100% sure you really want to do that?
Going to be near impossible to clean.


----------



## Marcy McPike (Jul 5, 2013)

*Yup!*

I have done it before. Maybe I didn't describe my intentions well: the pebbles/stones will go ABOVE the granite backsplash, about 4" high, directly on the drywall and will serve no other purpose than a decoration. I will grout around the stones as well. My concern was more about whether or not the moisture from the mastic will penetrate the drywall and cause problems. Last time I did this application I really did not consider the moisture in the mastic damaging the drywall. Thus, my quandary. I did this in a spa in my last house. Over the 7 years I lived there I did't see any problems, but the spa was not used very often.


----------



## oh'mike (Sep 18, 2009)

Tiling over painted drywall is fine---simply scuff sand the paint,lightly before proceeding.
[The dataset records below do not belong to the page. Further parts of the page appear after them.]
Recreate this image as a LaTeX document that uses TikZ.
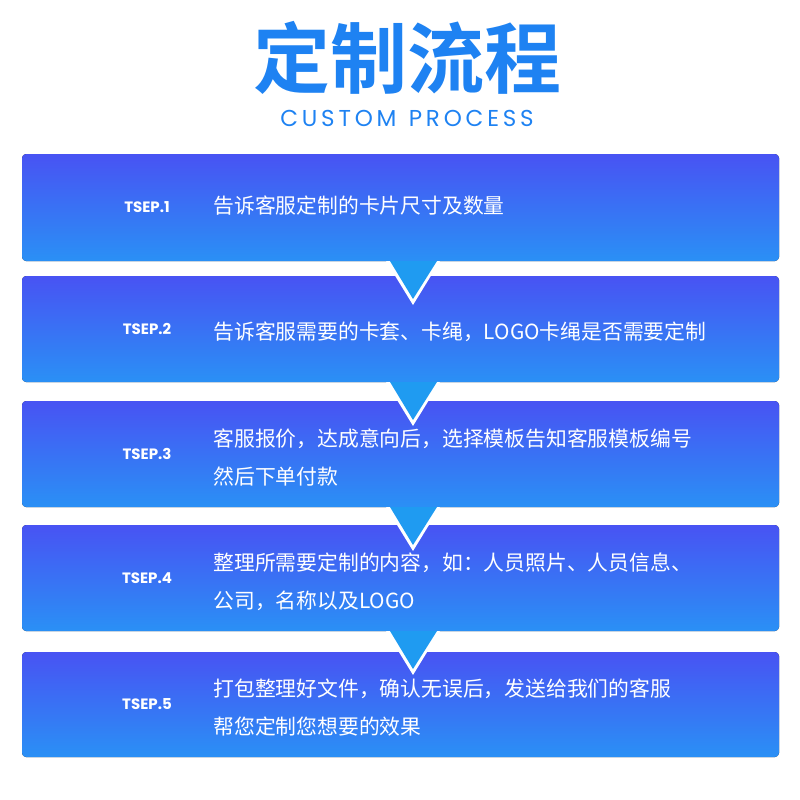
\documentclass[tikz,border=0pt]{standalone}
\usepackage{fontspec}
\setmainfont{Noto Sans CJK SC}
\newfontfamily\cjkb{Noto Sans CJK SC Bold}
\newfontfamily\lat{Poppins}
\usetikzlibrary{calc}
\definecolor{btop}{HTML}{4853F3}
\definecolor{bbot}{HTML}{2A90F5}
\definecolor{tri}{HTML}{1F9BF1}
\definecolor{ttl}{HTML}{1E82F2}
\tikzset{
 stepbox/.style={rounded corners=4pt, top color=btop, bottom color=bbot, draw=none},
 lab/.style={text=white, font=\lat\bfseries\fontsize{15}{18}\selectfont, anchor=center},
 txt/.style={text=white, font=\fontsize{20.8}{38}\selectfont, anchor=west, align=left}
}
\begin{document}
\begin{tikzpicture}[x=1pt,y=-1pt]
\useasboundingbox (0,0) rectangle (800,800);
\node[text=ttl, font=\cjkb\fontsize{77}{88}\selectfont] (title) at (407,58) {定制流程};
\node[text=ttl, font=\lat\fontsize{23}{27}\selectfont] (sub) at (407,118) {C\,U\,S\,T\,O\,M\ \ P\,R\,O\,C\,E\,S\,S};
\foreach \i/\t/\b in {1/154/261,2/276/382,3/401/507,4/525/631,5/652/757}{
  \fill[stepbox] (22,\t) rectangle (779,\b);
  \node[lab] (l\i) at (147,{(\t+\b)/2}) {TSEP.\i};
}
\foreach \b in {261,382,507,631}{
  \fill[white] (386,\b) -- (440,\b) -- (413,\b+44) -- cycle;
  \fill[tri] (390,\b) -- (437,\b) -- (413,\b+38) -- cycle;
}
\node[txt] (t1) at (210,206) {告诉客服定制的卡片尺寸及数量};
\node[txt] (t2) at (210,332) {告诉客服需要的卡套、卡绳，LOGO卡绳是否需要定制};
\node[txt] (t3) at (210,458) {客服报价，达成意向后，选择模板告知客服模板编号\\然后下单付款};
\node[txt] (t4) at (210,582) {整理所需要定制的内容，如：人员照片、人员信息、\\公司，名称以及LOGO};
\node[txt] (t5) at (210,708) {打包整理好文件，确认无误后，发送给我们的客服\\帮您定制您想要的效果};
\end{tikzpicture}
\end{document}
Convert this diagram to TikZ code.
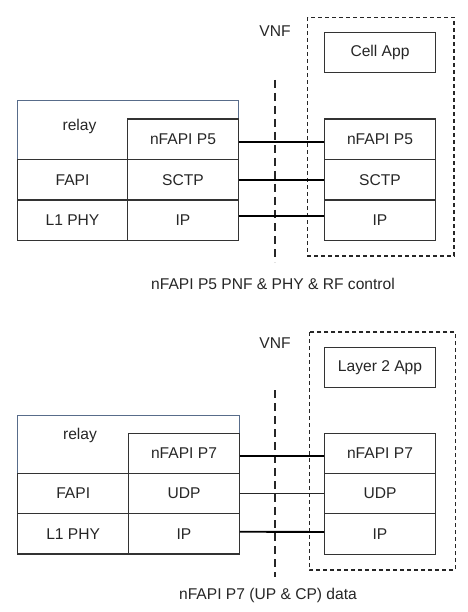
\documentclass[tikz,border=0pt]{standalone}
\usepackage{fontspec}
\setmainfont{Liberation Sans}
\definecolor{relaycol}{RGB}{88,108,138}
\begin{document}
\begin{tikzpicture}[x=1pt,y=-1pt,
  every node/.style={font=\fontsize{15.6}{17}\selectfont, text=black!85},
  layer/.style={draw=black!80, line width=1.2pt, minimum width=110.5pt, minimum height=40.5pt, inner sep=0pt, anchor=center},
  relaybox/.style={draw=relaycol, line width=0.8pt},
  link/.style={draw=black, line width=1.9pt},
  thinlink/.style={draw=black!85, line width=1.2pt},
  vnfbox/.style={draw=black!85, line width=1.2pt, dash pattern=on 4pt off 3pt},
  divider/.style={draw=black!85, line width=1.6pt, dash pattern=on 8pt off 5pt},
  lbl/.style={inner sep=0pt}]
\useasboundingbox (0,0) rectangle (467,612);
\fill[white] (0,0) rectangle (467,612);

% ---------- top ----------
\draw[vnfbox] (307.7,17.3) rectangle (454,256);
\node[lbl] (vnfA) at (275,31) {VNF};
\node[layer, minimum height=40pt] (cellapp) at (380,52.7) {Cell App};
\coordinate (dAt) at (275,80);
\coordinate (dAb) at (275,262);
\draw[divider] (dAt) -- (dAb);

\draw[relaybox] (17.3,159.3) -- (17.3,100) -- (238.3,100) -- (238.3,119);
\node[lbl] (relayA) at (79.5,126.5) {relay};
\node[layer] (p5L) at (183,139.2) {nFAPI P5};
\node[layer] (fapiA) at (72.5,179.7) {FAPI};
\node[layer] (sctpL) at (183,179.7) {SCTP};
\node[layer] (phyA) at (72.5,220.5) {L1 PHY};
\node[layer] (ipAL) at (183,220.5) {IP};

\node[layer] (p5R) at (380,139.2) {nFAPI P5};
\node[layer] (sctpR) at (380,179.7) {SCTP};
\node[layer] (ipAR) at (380,220.5) {IP};

\draw[link] ([yshift=-3.2pt]p5L.east) -- ([yshift=-3.2pt]p5R.west);
\draw[link] (sctpL.east) -- (sctpR.west);
\draw[link] ([yshift=4.5pt]ipAL.east) -- ([yshift=4.5pt]ipAR.west);

\node[lbl] (capA) at (273,283.5) {nFAPI P5 PNF \& PHY \& RF control};

% ---------- bottom ----------
\draw[vnfbox] (309.3,332) rectangle (455.3,570);
\node[lbl] (vnfB) at (275,343.5) {VNF};
\node[layer, minimum height=40pt] (l2app) at (380,367.7) {Layer 2 App};
\coordinate (dBt) at (275,390);
\coordinate (dBb) at (275,577);
\draw[divider] (dBt) -- (dBb);

\draw[relaybox] (17.7,473.3) -- (17.7,415) -- (239.3,415) -- (239.3,433.3);
\node[lbl] (relayB) at (80,435) {relay};
\node[layer, minimum width=110.6pt, minimum height=40pt] (p7L) at (184,453.3) {nFAPI P7};
\node[layer, minimum width=111pt, minimum height=40pt] (fapiB) at (73.2,493.3) {FAPI};
\node[layer, minimum width=110.6pt, minimum height=40pt] (udpL) at (184,493.3) {UDP};
\node[layer, minimum width=111pt, minimum height=40.7pt] (phyB) at (73.2,533.7) {L1 PHY};
\node[layer, minimum width=110.6pt, minimum height=40.7pt] (ipBL) at (184,533.7) {IP};

\node[layer, minimum height=40pt] (p7R) at (380,453.3) {nFAPI P7};
\node[layer, minimum height=40pt] (udpR) at (380,493.3) {UDP};
\node[layer, minimum height=41.4pt] (ipBR) at (380,534) {IP};

\draw[link] ([yshift=-2.3pt]p7L.east) -- ([yshift=-2.3pt]p7R.west);
\draw[thinlink] (udpL.east) -- (udpR.west);
\draw[link] ([yshift=2pt]ipBL.east) -- ([yshift=2pt]ipBR.west);

\node[lbl] (capB) at (268,595) {nFAPI P7 (UP \& CP) data};
\end{tikzpicture}
\end{document}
You will be okay with mastic if the border is in a dry area--I prefer thinset as it sets faster and bonds better--

-you might investigate using a modified grout to set the pebbles,using the color you wish to grout the finished work---Youtube 

has an excellent video showing that--(I lost the book mark,sorry) I have used that technique with stone mosaics with good success.


----------



## Marcy McPike (Jul 5, 2013)

*Thank you!*

I appreciate your input! I will go ahead with the mastic as planned. I will also check out the modified grout idea!


----------



## oh'mike (Sep 18, 2009)

That worked well with the picky little mosaics----


----------



## jeffnc (Apr 1, 2011)

Technically moisture will probably penetrate to the drywall through the paint, but it doesn't matter. Think of how much moisture penetrates the drywall when it's first installed - when joint compound is applied 3 times to bare drywall. Or think about how much moisture there is when paint is applied to bare drywall.


----------



## ToolSeeker (Sep 19, 2012)

You will no water in your drywall. First this is not like a shower it's a backsplash any water that hits it will be small amounts. Second that small amount of water will not go thru the tile then the mastic then the paint.


----------